WRITTEN PROBLEM: Set down each entry exactly as given; pictures should not appear in the copy.

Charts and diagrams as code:
________

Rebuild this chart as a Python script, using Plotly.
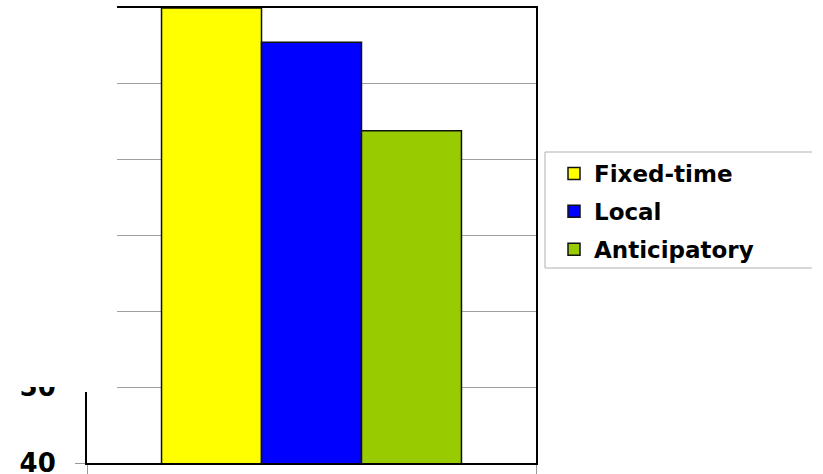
import plotly.graph_objects as go

# Chart data
categories = ["Delay"]
series_names = ["Fixed-time", "Local", "Anticipatory"]
series_values = [[100.0], [95.5], [83.8]]
series_colors = ["#FFFF00", "#0000FF", "#99CC00"]
y_ticks = [40, 50, 60, 70, 80, 90, 100]
y_tick_text = ["40", "50", "", "", "", "", ""]

W, H = 823, 474
L, R, T, B = 87, 287, 8, 11
pw, ph = W - L - R, H - T - B


def px_x(x):
    return (x - L) / pw


def px_y(y):
    return (H - B - y) / ph


fig = go.Figure()
for i, (name, vals, col) in enumerate(zip(series_names, series_values, series_colors)):
    fig.add_trace(go.Bar(
        x=categories, y=vals, name=name,
        marker=dict(color=col, line=dict(color="#111111", width=1.5)),
        legendgroup=name,
    ))

font_family = "DejaVu Sans, Verdana, sans-serif"

fig.update_layout(
    width=W, height=H,
    margin=dict(l=L, r=R, t=T, b=B, autoexpand=False),
    paper_bgcolor="white", plot_bgcolor="white",
    barmode="group", bargap=0.332, bargroupgap=0,
    showlegend=True,
    legend=dict(
        x=px_x(554), xanchor="left", y=px_y(152), yanchor="top",
        font=dict(family=font_family, size=23, color="black", weight="bold"),
        traceorder="grouped", tracegroupgap=5,
        bgcolor="rgba(0,0,0,0)", borderwidth=0, itemwidth=30,
    ),
    xaxis=dict(
        showline=True, linecolor="black", linewidth=2, mirror=True,
        ticks="outside", tickson="boundaries", ticklen=12, tickcolor="#999999",
        showticklabels=False, showgrid=False, zeroline=False,
    ),
    yaxis=dict(
        range=[40, 100], tickvals=y_ticks, ticktext=y_tick_text,
        showline=True, linecolor="black", linewidth=2, mirror=True,
        ticks="outside", ticklen=10, tickcolor="#999999",
        showgrid=True, gridcolor="#A0A0A0", gridwidth=1, zeroline=False,
        tickfont=dict(family=font_family, size=26, color="black", weight="bold"),
        ticklabelstandoff=14, ticklabeloverflow="allow",
    ),
)

# White panel masking the upper left corner of the axis area
fig.add_shape(type="rect", xref="paper", yref="paper", layer="above",
              x0=px_x(-5), x1=px_x(75), y0=px_y(387), y1=px_y(-5),
              line=dict(width=0), fillcolor="white")
fig.add_shape(type="rect", xref="paper", yref="paper", layer="above",
              x0=px_x(74), x1=px_x(117), y0=px_y(392), y1=px_y(-5),
              line=dict(width=0), fillcolor="white")

# Legend frame (open on the right side)
for (x0, y0, x1, y1) in [(545, 152, 812, 152), (545, 152, 545, 268), (545, 268, 812, 268)]:
    fig.add_shape(type="line", xref="paper", yref="paper", layer="above",
                  x0=px_x(x0), x1=px_x(x1), y0=px_y(y0), y1=px_y(y1),
                  line=dict(color="#B0B0B0", width=1))

fig.write_html("out.html")
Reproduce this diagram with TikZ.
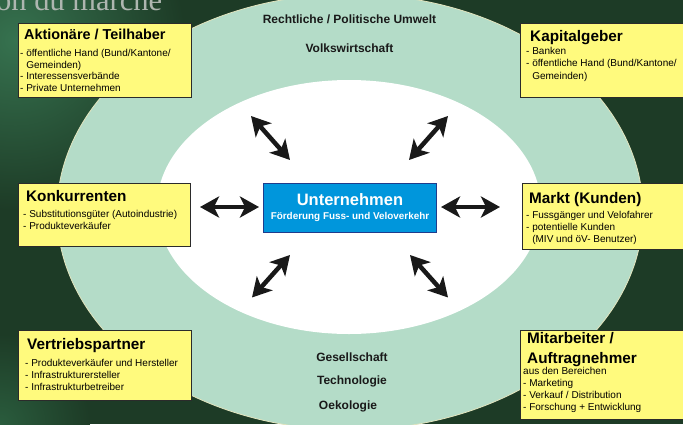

________

TASK ANSWER:
Rebuild this chart as a Python script, using Plotly.
import plotly.graph_objects as go

# Chart data
categories = ["Delay"]
series_names = ["Fixed-time", "Local", "Anticipatory"]
series_values = [[100.0], [95.5], [83.8]]
series_colors = ["#FFFF00", "#0000FF", "#99CC00"]
y_ticks = [40, 50, 60, 70, 80, 90, 100]
y_tick_text = ["40", "50", "", "", "", "", ""]

W, H = 823, 474
L, R, T, B = 87, 287, 8, 11
pw, ph = W - L - R, H - T - B


def px_x(x):
    return (x - L) / pw


def px_y(y):
    return (H - B - y) / ph


fig = go.Figure()
for i, (name, vals, col) in enumerate(zip(series_names, series_values, series_colors)):
    fig.add_trace(go.Bar(
        x=categories, y=vals, name=name,
        marker=dict(color=col, line=dict(color="#111111", width=1.5)),
        legendgroup=name,
    ))

font_family = "DejaVu Sans, Verdana, sans-serif"

fig.update_layout(
    width=W, height=H,
    margin=dict(l=L, r=R, t=T, b=B, autoexpand=False),
    paper_bgcolor="white", plot_bgcolor="white",
    barmode="group", bargap=0.332, bargroupgap=0,
    showlegend=True,
    legend=dict(
        x=px_x(554), xanchor="left", y=px_y(152), yanchor="top",
        font=dict(family=font_family, size=23, color="black", weight="bold"),
        traceorder="grouped", tracegroupgap=5,
        bgcolor="rgba(0,0,0,0)", borderwidth=0, itemwidth=30,
    ),
    xaxis=dict(
        showline=True, linecolor="black", linewidth=2, mirror=True,
        ticks="outside", tickson="boundaries", ticklen=12, tickcolor="#999999",
        showticklabels=False, showgrid=False, zeroline=False,
    ),
    yaxis=dict(
        range=[40, 100], tickvals=y_ticks, ticktext=y_tick_text,
        showline=True, linecolor="black", linewidth=2, mirror=True,
        ticks="outside", ticklen=10, tickcolor="#999999",
        showgrid=True, gridcolor="#A0A0A0", gridwidth=1, zeroline=False,
        tickfont=dict(family=font_family, size=26, color="black", weight="bold"),
        ticklabelstandoff=14, ticklabeloverflow="allow",
    ),
)

# White panel masking the upper left corner of the axis area
fig.add_shape(type="rect", xref="paper", yref="paper", layer="above",
              x0=px_x(-5), x1=px_x(75), y0=px_y(387), y1=px_y(-5),
              line=dict(width=0), fillcolor="white")
fig.add_shape(type="rect", xref="paper", yref="paper", layer="above",
              x0=px_x(74), x1=px_x(117), y0=px_y(392), y1=px_y(-5),
              line=dict(width=0), fillcolor="white")

# Legend frame (open on the right side)
for (x0, y0, x1, y1) in [(545, 152, 812, 152), (545, 152, 545, 268), (545, 268, 812, 268)]:
    fig.add_shape(type="line", xref="paper", yref="paper", layer="above",
                  x0=px_x(x0), x1=px_x(x1), y0=px_y(y0), y1=px_y(y1),
                  line=dict(color="#B0B0B0", width=1))

fig.write_html("out.html")
Reproduce this diagram with TikZ.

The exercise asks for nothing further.